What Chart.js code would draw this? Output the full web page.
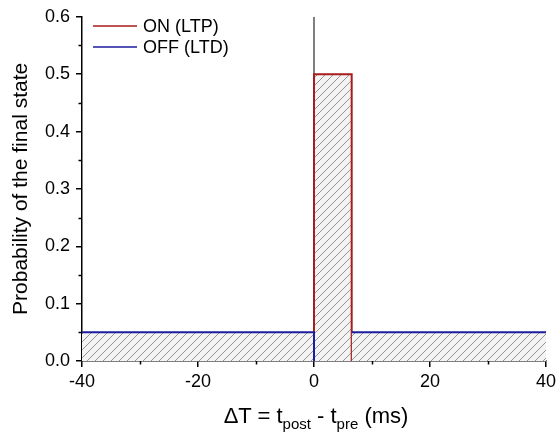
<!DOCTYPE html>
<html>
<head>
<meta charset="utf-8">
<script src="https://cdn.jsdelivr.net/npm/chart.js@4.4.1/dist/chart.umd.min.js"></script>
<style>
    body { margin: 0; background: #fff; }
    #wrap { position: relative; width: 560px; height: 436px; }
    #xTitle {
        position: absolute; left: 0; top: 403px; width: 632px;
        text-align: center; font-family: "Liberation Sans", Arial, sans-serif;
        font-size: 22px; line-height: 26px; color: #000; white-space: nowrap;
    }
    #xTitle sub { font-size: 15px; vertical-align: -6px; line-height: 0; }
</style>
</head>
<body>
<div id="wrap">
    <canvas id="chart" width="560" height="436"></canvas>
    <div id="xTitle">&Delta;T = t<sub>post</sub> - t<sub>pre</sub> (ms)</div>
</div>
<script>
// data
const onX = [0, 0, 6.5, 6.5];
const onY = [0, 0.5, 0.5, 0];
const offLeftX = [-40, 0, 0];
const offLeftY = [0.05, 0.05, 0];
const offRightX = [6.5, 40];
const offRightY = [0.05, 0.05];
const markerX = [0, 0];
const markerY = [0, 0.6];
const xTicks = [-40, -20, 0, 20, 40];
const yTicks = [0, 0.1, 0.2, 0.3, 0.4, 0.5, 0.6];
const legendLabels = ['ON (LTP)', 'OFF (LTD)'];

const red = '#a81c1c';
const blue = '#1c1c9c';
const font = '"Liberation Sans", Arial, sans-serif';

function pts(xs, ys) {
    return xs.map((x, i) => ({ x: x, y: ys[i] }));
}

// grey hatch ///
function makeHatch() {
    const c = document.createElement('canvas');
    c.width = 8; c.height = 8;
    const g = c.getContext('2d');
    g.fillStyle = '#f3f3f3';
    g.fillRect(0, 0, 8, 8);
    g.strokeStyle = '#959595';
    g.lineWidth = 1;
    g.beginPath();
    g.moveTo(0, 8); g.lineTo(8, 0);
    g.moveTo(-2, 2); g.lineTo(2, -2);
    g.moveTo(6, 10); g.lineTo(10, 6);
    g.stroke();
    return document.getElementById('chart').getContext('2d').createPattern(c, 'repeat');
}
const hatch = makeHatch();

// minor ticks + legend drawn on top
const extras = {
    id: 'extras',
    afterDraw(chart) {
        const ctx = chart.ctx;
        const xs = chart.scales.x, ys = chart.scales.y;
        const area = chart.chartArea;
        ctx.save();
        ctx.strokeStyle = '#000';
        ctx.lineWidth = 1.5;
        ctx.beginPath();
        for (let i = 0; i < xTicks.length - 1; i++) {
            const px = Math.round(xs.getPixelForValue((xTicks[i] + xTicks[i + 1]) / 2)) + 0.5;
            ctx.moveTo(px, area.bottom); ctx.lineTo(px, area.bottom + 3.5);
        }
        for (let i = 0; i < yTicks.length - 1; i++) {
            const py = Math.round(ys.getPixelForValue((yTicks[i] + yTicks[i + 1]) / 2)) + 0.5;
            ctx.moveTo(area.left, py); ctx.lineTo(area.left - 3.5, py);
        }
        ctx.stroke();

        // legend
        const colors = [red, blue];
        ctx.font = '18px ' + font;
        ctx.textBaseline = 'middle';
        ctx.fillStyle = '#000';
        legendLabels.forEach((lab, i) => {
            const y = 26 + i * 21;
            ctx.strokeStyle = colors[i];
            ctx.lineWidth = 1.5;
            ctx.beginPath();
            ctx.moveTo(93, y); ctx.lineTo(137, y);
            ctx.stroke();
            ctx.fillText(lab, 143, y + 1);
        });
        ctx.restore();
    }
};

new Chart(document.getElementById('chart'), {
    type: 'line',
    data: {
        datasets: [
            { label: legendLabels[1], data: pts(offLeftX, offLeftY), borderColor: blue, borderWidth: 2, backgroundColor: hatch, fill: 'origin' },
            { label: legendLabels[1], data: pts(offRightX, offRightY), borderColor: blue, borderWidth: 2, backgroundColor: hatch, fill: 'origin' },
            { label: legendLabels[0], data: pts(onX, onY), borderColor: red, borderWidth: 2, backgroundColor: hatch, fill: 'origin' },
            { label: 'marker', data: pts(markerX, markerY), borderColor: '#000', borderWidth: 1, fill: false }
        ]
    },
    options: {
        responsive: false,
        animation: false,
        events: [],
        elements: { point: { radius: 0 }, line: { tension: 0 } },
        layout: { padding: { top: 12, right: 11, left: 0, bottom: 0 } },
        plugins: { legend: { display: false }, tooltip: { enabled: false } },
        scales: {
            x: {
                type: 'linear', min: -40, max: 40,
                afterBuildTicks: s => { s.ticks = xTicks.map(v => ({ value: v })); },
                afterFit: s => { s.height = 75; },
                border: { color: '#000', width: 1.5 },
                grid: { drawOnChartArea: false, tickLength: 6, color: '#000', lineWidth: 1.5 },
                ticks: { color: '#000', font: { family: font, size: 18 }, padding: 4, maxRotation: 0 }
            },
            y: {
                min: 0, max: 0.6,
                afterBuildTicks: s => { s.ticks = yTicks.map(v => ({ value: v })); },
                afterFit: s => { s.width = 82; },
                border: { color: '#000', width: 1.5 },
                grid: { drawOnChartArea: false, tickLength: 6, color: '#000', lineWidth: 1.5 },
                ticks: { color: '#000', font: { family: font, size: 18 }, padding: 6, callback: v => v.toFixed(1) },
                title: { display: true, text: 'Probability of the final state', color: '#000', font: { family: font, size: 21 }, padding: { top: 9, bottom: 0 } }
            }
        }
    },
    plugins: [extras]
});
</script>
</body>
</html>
++++
Exercise description - Strip out the pictures and quote the remaining data word for word.

Response -
What Chart.js code would draw this? Output the full web page.
<!DOCTYPE html>
<html>
<head>
<meta charset="utf-8">
<script src="https://cdn.jsdelivr.net/npm/chart.js@4.4.1/dist/chart.umd.min.js"></script>
<style>
    body { margin: 0; background: #fff; }
    #wrap { position: relative; width: 560px; height: 436px; }
    #xTitle {
        position: absolute; left: 0; top: 403px; width: 632px;
        text-align: center; font-family: "Liberation Sans", Arial, sans-serif;
        font-size: 22px; line-height: 26px; color: #000; white-space: nowrap;
    }
    #xTitle sub { font-size: 15px; vertical-align: -6px; line-height: 0; }
</style>
</head>
<body>
<div id="wrap">
    <canvas id="chart" width="560" height="436"></canvas>
    <div id="xTitle">&Delta;T = t<sub>post</sub> - t<sub>pre</sub> (ms)</div>
</div>
<script>
// data
const onX = [0, 0, 6.5, 6.5];
const onY = [0, 0.5, 0.5, 0];
const offLeftX = [-40, 0, 0];
const offLeftY = [0.05, 0.05, 0];
const offRightX = [6.5, 40];
const offRightY = [0.05, 0.05];
const markerX = [0, 0];
const markerY = [0, 0.6];
const xTicks = [-40, -20, 0, 20, 40];
const yTicks = [0, 0.1, 0.2, 0.3, 0.4, 0.5, 0.6];
const legendLabels = ['ON (LTP)', 'OFF (LTD)'];

const red = '#a81c1c';
const blue = '#1c1c9c';
const font = '"Liberation Sans", Arial, sans-serif';

function pts(xs, ys) {
    return xs.map((x, i) => ({ x: x, y: ys[i] }));
}

// grey hatch ///
function makeHatch() {
    const c = document.createElement('canvas');
    c.width = 8; c.height = 8;
    const g = c.getContext('2d');
    g.fillStyle = '#f3f3f3';
    g.fillRect(0, 0, 8, 8);
    g.strokeStyle = '#959595';
    g.lineWidth = 1;
    g.beginPath();
    g.moveTo(0, 8); g.lineTo(8, 0);
    g.moveTo(-2, 2); g.lineTo(2, -2);
    g.moveTo(6, 10); g.lineTo(10, 6);
    g.stroke();
    return document.getElementById('chart').getContext('2d').createPattern(c, 'repeat');
}
const hatch = makeHatch();

// minor ticks + legend drawn on top
const extras = {
    id: 'extras',
    afterDraw(chart) {
        const ctx = chart.ctx;
        const xs = chart.scales.x, ys = chart.scales.y;
        const area = chart.chartArea;
        ctx.save();
        ctx.strokeStyle = '#000';
        ctx.lineWidth = 1.5;
        ctx.beginPath();
        for (let i = 0; i < xTicks.length - 1; i++) {
            const px = Math.round(xs.getPixelForValue((xTicks[i] + xTicks[i + 1]) / 2)) + 0.5;
            ctx.moveTo(px, area.bottom); ctx.lineTo(px, area.bottom + 3.5);
        }
        for (let i = 0; i < yTicks.length - 1; i++) {
            const py = Math.round(ys.getPixelForValue((yTicks[i] + yTicks[i + 1]) / 2)) + 0.5;
            ctx.moveTo(area.left, py); ctx.lineTo(area.left - 3.5, py);
        }
        ctx.stroke();

        // legend
        const colors = [red, blue];
        ctx.font = '18px ' + font;
        ctx.textBaseline = 'middle';
        ctx.fillStyle = '#000';
        legendLabels.forEach((lab, i) => {
            const y = 26 + i * 21;
            ctx.strokeStyle = colors[i];
            ctx.lineWidth = 1.5;
            ctx.beginPath();
            ctx.moveTo(93, y); ctx.lineTo(137, y);
            ctx.stroke();
            ctx.fillText(lab, 143, y + 1);
        });
        ctx.restore();
    }
};

new Chart(document.getElementById('chart'), {
    type: 'line',
    data: {
        datasets: [
            { label: legendLabels[1], data: pts(offLeftX, offLeftY), borderColor: blue, borderWidth: 2, backgroundColor: hatch, fill: 'origin' },
            { label: legendLabels[1], data: pts(offRightX, offRightY), borderColor: blue, borderWidth: 2, backgroundColor: hatch, fill: 'origin' },
            { label: legendLabels[0], data: pts(onX, onY), borderColor: red, borderWidth: 2, backgroundColor: hatch, fill: 'origin' },
            { label: 'marker', data: pts(markerX, markerY), borderColor: '#000', borderWidth: 1, fill: false }
        ]
    },
    options: {
        responsive: false,
        animation: false,
        events: [],
        elements: { point: { radius: 0 }, line: { tension: 0 } },
        layout: { padding: { top: 12, right: 11, left: 0, bottom: 0 } },
        plugins: { legend: { display: false }, tooltip: { enabled: false } },
        scales: {
            x: {
                type: 'linear', min: -40, max: 40,
                afterBuildTicks: s => { s.ticks = xTicks.map(v => ({ value: v })); },
                afterFit: s => { s.height = 75; },
                border: { color: '#000', width: 1.5 },
                grid: { drawOnChartArea: false, tickLength: 6, color: '#000', lineWidth: 1.5 },
                ticks: { color: '#000', font: { family: font, size: 18 }, padding: 4, maxRotation: 0 }
            },
            y: {
                min: 0, max: 0.6,
                afterBuildTicks: s => { s.ticks = yTicks.map(v => ({ value: v })); },
                afterFit: s => { s.width = 82; },
                border: { color: '#000', width: 1.5 },
                grid: { drawOnChartArea: false, tickLength: 6, color: '#000', lineWidth: 1.5 },
                ticks: { color: '#000', font: { family: font, size: 18 }, padding: 6, callback: v => v.toFixed(1) },
                title: { display: true, text: 'Probability of the final state', color: '#000', font: { family: font, size: 21 }, padding: { top: 9, bottom: 0 } }
            }
        }
    },
    plugins: [extras]
});
</script>
</body>
</html>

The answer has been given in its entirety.